И вот сейчас человек, благодаря которому судьба Вадима совершила когда-то крутой поворот, тихо умирал в своем пентхаузе в центре огромного европейского города. Зловещий диагноз был поставлен чуть больше года назад, накануне шестидесятилетия, однако какое-то время об этом никто не догадывался, даже верная спутница жизни Хильда. На юбилей тогдашнего главы представительства UAA Electronics в Европу должны были прибыть важные персоны из многих стран, где активно шло продвижение продукции концерна.

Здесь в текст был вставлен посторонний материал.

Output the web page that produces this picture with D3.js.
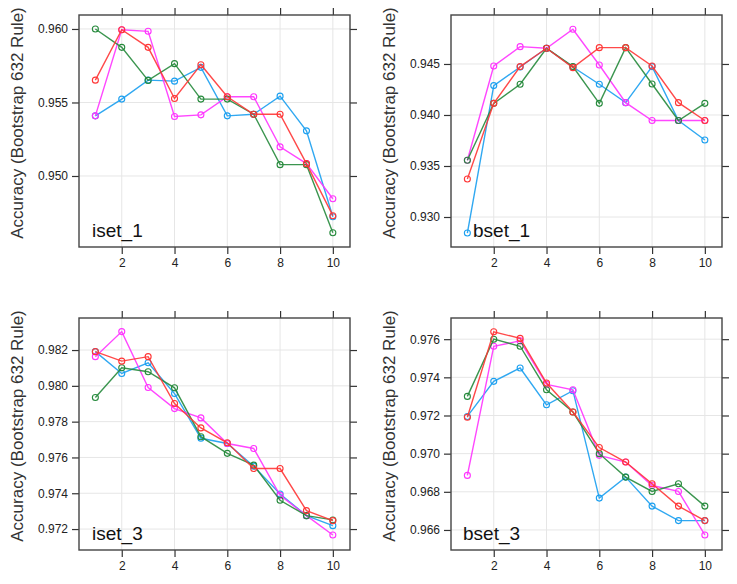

Работа превыше всего, и Флемакс решил не омрачать, а уж тем более не отменять торжество. Лишь спустя неделю после праздничных мероприятий он взял отпуск и лег в госпиталь на операцию по удалению раковой опухоли печени. Прошел и облучение, и сеансы химиотерапии. К его услугам были лучшие врачи, передовые методы лечения. И если поначалу казалось, что коварный недуг отступил, то несколько месяцев назад надежда на выздоровление растаяла как дым: болезнь предприняла новое наступление, со множественными метастазами, перед которыми медицина оказалась бессильной. Еще недавно полный сил и энергии человек медленно, но неотвратимо угасал.

Купив в подземном супермаркете бутылку хорошего виски и скромный букет фиалок, которые так любила Хильда, ровно в половине седьмого Вадим позвонил с улицы в квартиру Флемаксов — просторные апартаменты на последнем этаже жилой высотки, с зимним садом, большой террасой на крыше. Встретила его не утратившая девичьей стройности и привлекательности улыбчивая хозяйка. Невероятно красивая в молодости (Ладышев видел семейный альбом), она всегда выглядела гораздо моложе своих лет. Поверить в то, что полгода назад ей так же, как и супругу, исполнилось шестьдесят, было просто невозможно.

Никаких торжеств по поводу своего юбилея Хильда тогда не устраивала: лучшим подарком для нее было бы скорейшее выздоровление мужа. К тому же, кроме Мартина, близких родственников у нее не осталось — почти все погибли в войну. А пятнадцать лет назад Флемаксы потеряли и единственного сына Вайса, который в числе медиков-вирусологов отправился в Юго-Восточную Азию изучать новую разновидность лихорадки, заразился там и скоропостижно скончался. Других детей супруги не имели: после неудачной операции кесарева сечения Хильде не суждено было больше забеременеть. С трудом пережив горе, Флемаксы учредили благотворительный фонд в помощь детям и назвали его именем сына.

— Спасибо! Ты, как всегда, внимателен, Вадим, — скромно поблагодарила хозяйка за цветы и дважды поцеловалась с гостем. — Рада тебя видеть. Мартин в гостиной. По случаю твоего приезда он даже распорядился затопить камин, — печально улыбнулась она. — И, пожалуйста, ничего не говори о том, как он выглядит. Ты же знаешь, он не терпит лжи.

— Да, я понимаю, — пообещал тот. — Есть какие-то хорошие новости?

— Один Бог знает, — развела руками Хильда и легонько подтолкнула его вперед: — Иди, он тебя ждет.

Пересекая огромный холл, Ладышев привычно скользнул глазами по развешенным на стенах работам известных мастеров живописи, стоящим по углам скульптурам и вдруг наткнулся на инвалидное кресло. Обтянутое дорогой кожей, оно чинно поблескивало никелированными вставками и приковывало взгляд, словно утверждая: я здесь самый главный экспонат. Выглядело это настолько противоестественно, что от мгновенно нахлынувших эмоций стало дурно.

«Неужели вот он и есть — конец? Неужели это и есть момент истины, когда обыкновенное инвалидное кресло становится важнее и нужнее всех тех ценностей, к которым человек стремился всю жизнь?» — замер Вадим, почувствовав ком у горла.